Sunday, November 07, 2004

Hooray for analysis

Several music bloggers have been posting recently about the relative merits of different approaches to musical analysis: 'impressionistic' writing versus heavily technical. Interesting viewpoints from Helen, Steve Hicken and AC Douglas.

At university in the mid-80s I had my fair share of the second kind and found it really rather thrilling. Especially Schenker. When Schenker is well explained and sensitively applied, he can help to shed tremendous new light on pieces that one thought one knew backwards. My most inspiring encounter with Schenkerian thinking was when I listened to Murray Perahia giving piano masterclasses in which he used a Schenkerian approach to transform his students' performances and also his observers' ears. For instance, he demonstrated how the whole first movement of Schumann's piano concerto springs from the conflict engendered by the semitone that opens the piano's first flourish. I began to think I'd never truly heard this most familiar of works before.

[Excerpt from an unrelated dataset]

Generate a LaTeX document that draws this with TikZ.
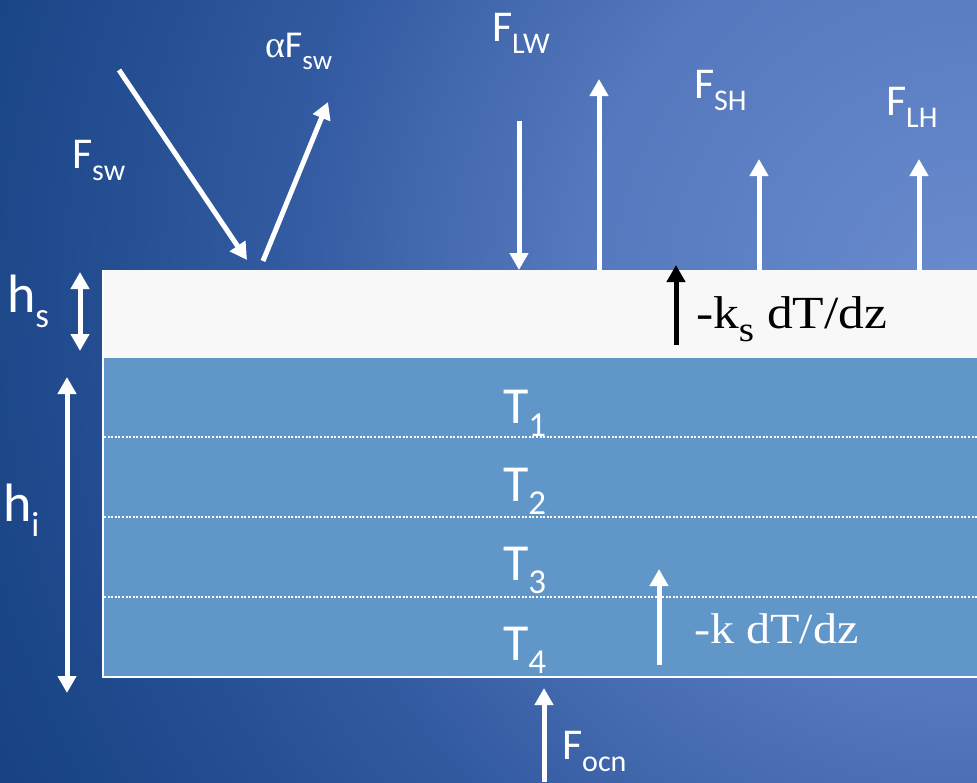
\documentclass[tikz,border=0pt]{standalone}
\usepackage{fontspec}
\setmainfont{Carlito}
\newfontfamily\serifk{Liberation Serif}
\usetikzlibrary{arrows.meta}
\definecolor{bglight}{RGB}{106,140,206}
\definecolor{bgmid}{RGB}{85,120,190}
\definecolor{bgmid2}{RGB}{50,90,160}
\definecolor{bgdark}{RGB}{27,70,136}
\definecolor{bgdarker}{RGB}{22,64,128}
\definecolor{icefill}{RGB}{97,150,200}
\definecolor{snowfill}{RGB}{248,248,248}
\pgfdeclareradialshading{bgsh}{\pgfpoint{0bp}{0bp}}{color(0bp)=(bglight); color(10bp)=(bgmid); color(17.5bp)=(bgmid2); color(25bp)=(bgdark); color(28bp)=(bgdarker); color(50bp)=(bgdarker)}
\newcommand\subt[3]{\raisebox{-#1pt}{\fontsize{#2}{#2}\selectfont #3}}
\newcommand\Flab[1]{\fontsize{44}{44}\selectfont F\subt{12}{30}{#1}}
\newcommand\Tlab[1]{\fontsize{52}{52}\selectfont T\subt{13}{35}{#1}}
\newcommand\Hlab[1]{\fontsize{54}{54}\selectfont h\subt{15}{35}{#1}}
\tikzset{
  lbl/.style={text=white, anchor=base west, inner sep=0pt, outer sep=0pt},
  warr/.style={draw=white, line width=5pt, -{Triangle[width=18pt,length=17pt]}},
  barr/.style={draw=black, line width=5pt, -{Triangle[width=18pt,length=17pt]}},
  dbl/.style={draw=white, line width=5pt, {Triangle[width=18pt,length=17pt]}-{Triangle[width=18pt,length=17pt]}},
  layerline/.style={draw=white, line width=1.5pt, dash pattern=on 2pt off 1.6pt}
}
\begin{document}
\begin{tikzpicture}[x=1pt,y=-1pt]
\useasboundingbox (0,0) rectangle (977,782);
\begin{scope}
\clip (0,0) rectangle (977,782);
\fill[bgdarker] (0,0) rectangle (977,782);
\shade[shading=bgsh] (-23,-700) rectangle (1977,1300);
\end{scope}
% snow and ice
\fill[snowfill] (103,270) rectangle (980,358);
\fill[icefill] (103,358) rectangle (980,677);
\draw[white, line width=2pt] (103,270) -- (103,677) -- (980,677);
\draw[layerline] (104,437) -- (977,437);
\draw[layerline] (104,517) -- (977,517);
\draw[layerline] (104,597) -- (977,597);
% coordinates
\coordinate (swS) at (119,70);
\coordinate (swE) at (247,260);
\coordinate (alS) at (263,261);
\coordinate (alE) at (328,102);
\coordinate (lwdS) at (519,121);
\coordinate (lwdE) at (519,270);
\coordinate (lwuS) at (599,270);
\coordinate (lwuE) at (599,79);
\coordinate (shS) at (759,270);
\coordinate (shE) at (759,159);
\coordinate (lhS) at (919,270);
\coordinate (lhE) at (919,159);
\coordinate (ksS) at (676,345);
\coordinate (ksE) at (676,265);
\coordinate (kS) at (659,665);
\coordinate (kE) at (659,569);
\coordinate (ocS) at (544,782);
\coordinate (ocE) at (544,688);
\coordinate (hsA) at (80,272);
\coordinate (hsB) at (80,351);
\coordinate (hiA) at (67,377);
\coordinate (hiB) at (67,693);
% arrows
\draw[warr] (swS) -- (swE);
\draw[warr] (alS) -- (alE);
\draw[warr] (lwdS) -- (lwdE);
\draw[warr] (lwuS) -- (lwuE);
\draw[warr] (shS) -- (shE);
\draw[warr] (lhS) -- (lhE);
\draw[barr] (ksS) -- (ksE);
\draw[warr] (kS) -- (kE);
\draw[warr] (ocS) -- (ocE);
\draw[dbl] (hsA) -- (hsB);
\draw[dbl] (hiA) -- (hiB);
% labels
\node[lbl] (Fsw) at (72,168) {\Flab{sw}};
\node[lbl] (aFsw) at (265,57) {\fontsize{38}{38}\selectfont{\serifk α}F\subt{12}{27}{sw}};
\node[lbl] (Flw) at (492,41) {\Flab{LW}};
\node[lbl] (Fsh) at (694,98) {\Flab{SH}};
\node[lbl] (Flh) at (886,115) {\Flab{LH}};
\node[lbl] (Focn) at (562,759) {\Flab{ocn}};
\node[lbl] (hs) at (7,312) {\Hlab{s}};
\node[lbl] (hi) at (3,521) {\Hlab{i}};
\node[lbl] (T1) at (503,423) {\Tlab{1}};
\node[lbl] (T2) at (503,501) {\Tlab{2}};
\node[lbl] (T3) at (503,580) {\Tlab{3}};
\node[lbl] (T4) at (503,660) {\Tlab{4}};
\node[lbl, text=black] (ks) at (696,328) {\serifk\scalebox{1.12}[1]{\fontsize{46}{46}\selectfont -k\subt{13}{35}{s} dT/dz}};
\node[lbl] (kk) at (694,643) {\serifk\scalebox{1.12}[1]{\fontsize{43}{43}\selectfont -k dT/dz}};
\end{tikzpicture}
\end{document}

Fast-forward to yesterday. I've been slogging away at the piano on the Faure A major violin sonata (just a week to go before the performance) and yesterday I found something in it that I've never noticed before, despite months of practising and years of passionate listening. But a few little notes buried deep inside the music suddenly reminded me of something else. It set off a new train of thought...I toothcombed my way through the whole sonata...and I think it really does say what I think it says. This tiny motif, and what Faure does with it, carries messages that tally perfectly with his character - he had a very naughty, subversive streak - and with the timing and reasons for this piece's creation. And in the context of other influential music of the day, it simultaneously pays tribute and 'cocks a snook', which is fairly typical of Monsieur Gabriel as I know him. Tom thinks I've gone out of my mind, which is usually a sure sign that I'm onto something, so I intend to investigate further.

One thing that I'm certain of: a purely impressionistic approach won't work if I want to prove this point. These days I don't enjoy wading through pages of academic theory any more than I enjoy eating cardboard, but sometimes one has to resort to it because it's the only way to get at the next level of meaningful information - a level that would otherwise remain hidden forever.